Sunday, March 14, 2010

Andy McCarthy, National Treasure

Andy McCarthy - prosecutor of the Blind Sheik and others for the 1993 attack on the WTC - continues to prove his bona fides as one of the country's most valuable voices.

Lately, he's been exposing the questionable status of several Gitmo al Qaeda defense attorneys now employed by the Department of Justice. (Lawyers whom the DoJ refuses to name.) Here, he shreds an appallingly biased LA Times 'news story' on Justice Clarence Thomas's wife - who had the shameless audacity to start a Tea Party-affiliated organization.
So let me make sure I have this straight. If you're a "progressive" lawyer who volunteers to represent America's enemies for free in offensive lawsuits brought against the American people during wartime, and then you are placed in a policy-making position in the Justice Department, we're not allowed even to suggest that you be identified, much less to infer that the sympathies that impelled you to donate your talents to al Qaeda might affect your decision-making at DOJ.
...
But if you are the wife of a Supreme Court justice — not the Supreme Court justice himself, mind you, but the justice's wife — and you dare to have your own career and further dare to be a public conservative who defends core American principles of individual liberty against the Leftist onslaught, we are supposed to assume that the impartiality of the Supreme Court (on which the wife of the justice does not sit) has been compromised.

That's the upshot of the Los Angeles Times hit job this morning by Kathleen Hennessey on Ginni Thomas, wife of Justice Clarence Thomas. It's an unmitigated disgrace.
When will those silly white women married to black Supreme Court justices learn to stay barefoot and pregnant in the kitchen where they belong!

McCarthy's entire post will more than repay the short time it takes to read it. Intellectual ammunition of the first order.

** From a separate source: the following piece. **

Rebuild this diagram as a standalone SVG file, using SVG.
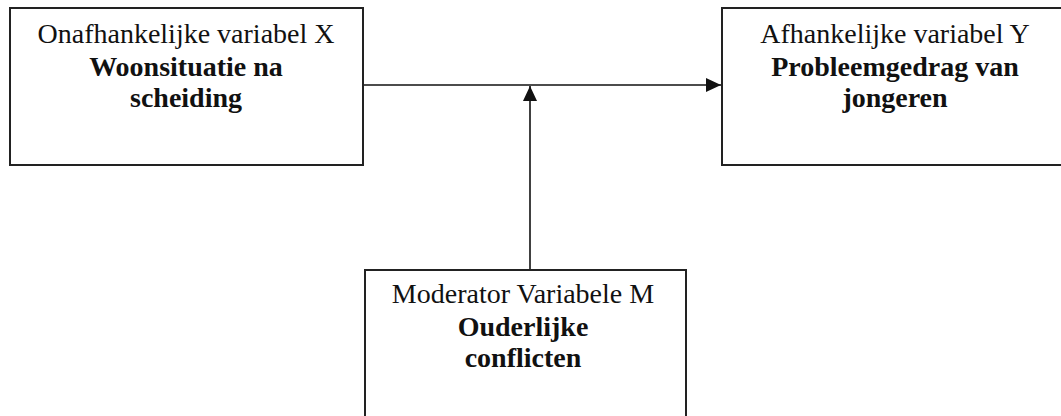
<svg xmlns="http://www.w3.org/2000/svg" width="1061" height="416" viewBox="0 0 1061 416">
<style>
.box{fill:#fff;stroke:#222;stroke-width:2}
.t{font-family:"Liberation Serif","Times New Roman",serif;font-size:28px;fill:#111;text-anchor:middle}
.b{font-weight:bold}
.c{stroke:#111;stroke-width:1.6;fill:none}
</style>
<defs>
<marker id="ah" markerUnits="userSpaceOnUse" markerWidth="16" markerHeight="14" refX="15" refY="7" orient="auto">
<path d="M0,0 L15,7 L0,14 Z" fill="#111"/>
</marker>
</defs>
<rect width="1061" height="416" fill="#fff"/>
<g id="connectors">
<line class="c" x1="363" y1="85" x2="721" y2="85" marker-end="url(#ah)"/>
<line class="c" x1="530" y1="270" x2="530" y2="86" marker-end="url(#ah)"/>
</g>
<g id="nodeX">
<rect class="box" x="10" y="8" width="353" height="157"/>
<text class="t" x="186" y="43">Onafhankelijke variabel X</text>
<text class="t b" x="186" y="76">Woonsituatie na</text>
<text class="t b" x="186" y="107">scheiding</text>
</g>
<g id="nodeY">
<rect class="box" x="722" y="8" width="346" height="157"/>
<text class="t" x="895" y="43">Afhankelijke variabel Y</text>
<text class="t b" x="895" y="76">Probleemgedrag van</text>
<text class="t b" x="895" y="107">jongeren</text>
</g>
<g id="nodeM">
<rect class="box" x="365" y="270" width="321" height="160"/>
<text class="t" x="523" y="303">Moderator Variabele M</text>
<text class="t b" x="523" y="336">Ouderlijke</text>
<text class="t b" x="523" y="367">conflicten</text>
</g>
</svg>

[Update: Ed Morrisey of HotAir notes:
When Bill Clinton ran for President, the media scolded people who began questioning whether Hillary Clinton would use her influence to shape policy in the White House. Counter-critics called it a form of gender discrimination, and Hillary famously responded to it by defiantly noting that “I suppose I could have stayed home and baked cookies and had teas,” but decided to have her own career in law and politics.
But then, the hypocrisy of Progressive journalists was always the least of their sins.]

[Update 2: P.S. This particular Progressive journalist is so incompetent, she can't even get the basis of her smear correct:
The issue in the Citizens United case was concerned with a documentary about Hillary Clinton. It was not a flattering documentary. Citizens United wanted to show the documentary on cable television but it would be shown within 60 days of a primary.

The FEC said “no” and they used the grounds that Citizens United had been funded in a minuscule way by a corporation. SCOTUS was concerned about freedom of speech. The judgment actually went against Citizens United on a number of issues. However, it was the freedom of speech aspect, and the penalty that was provided by the FEC if Citizens United went against their ruling.

Please keep in mind that it was the penalty mandate that perturbed the SCOTUS. This was the reason that s144(b) was struck down.

The decision does not give permission for corporations to spend lots of money. What it does is give equality to types of corporations – the media are corporations but they were exempted from McCain-Feingold.

It gave the media an unfettered ability to misrepresent the facts, as well as the ability to damage candidates in any election, as well as damaging corporations such as Merck (example only folks). By striking down the section the corporations have the right to place an advertisement putting their side of the story without threat of fines by the FEC.]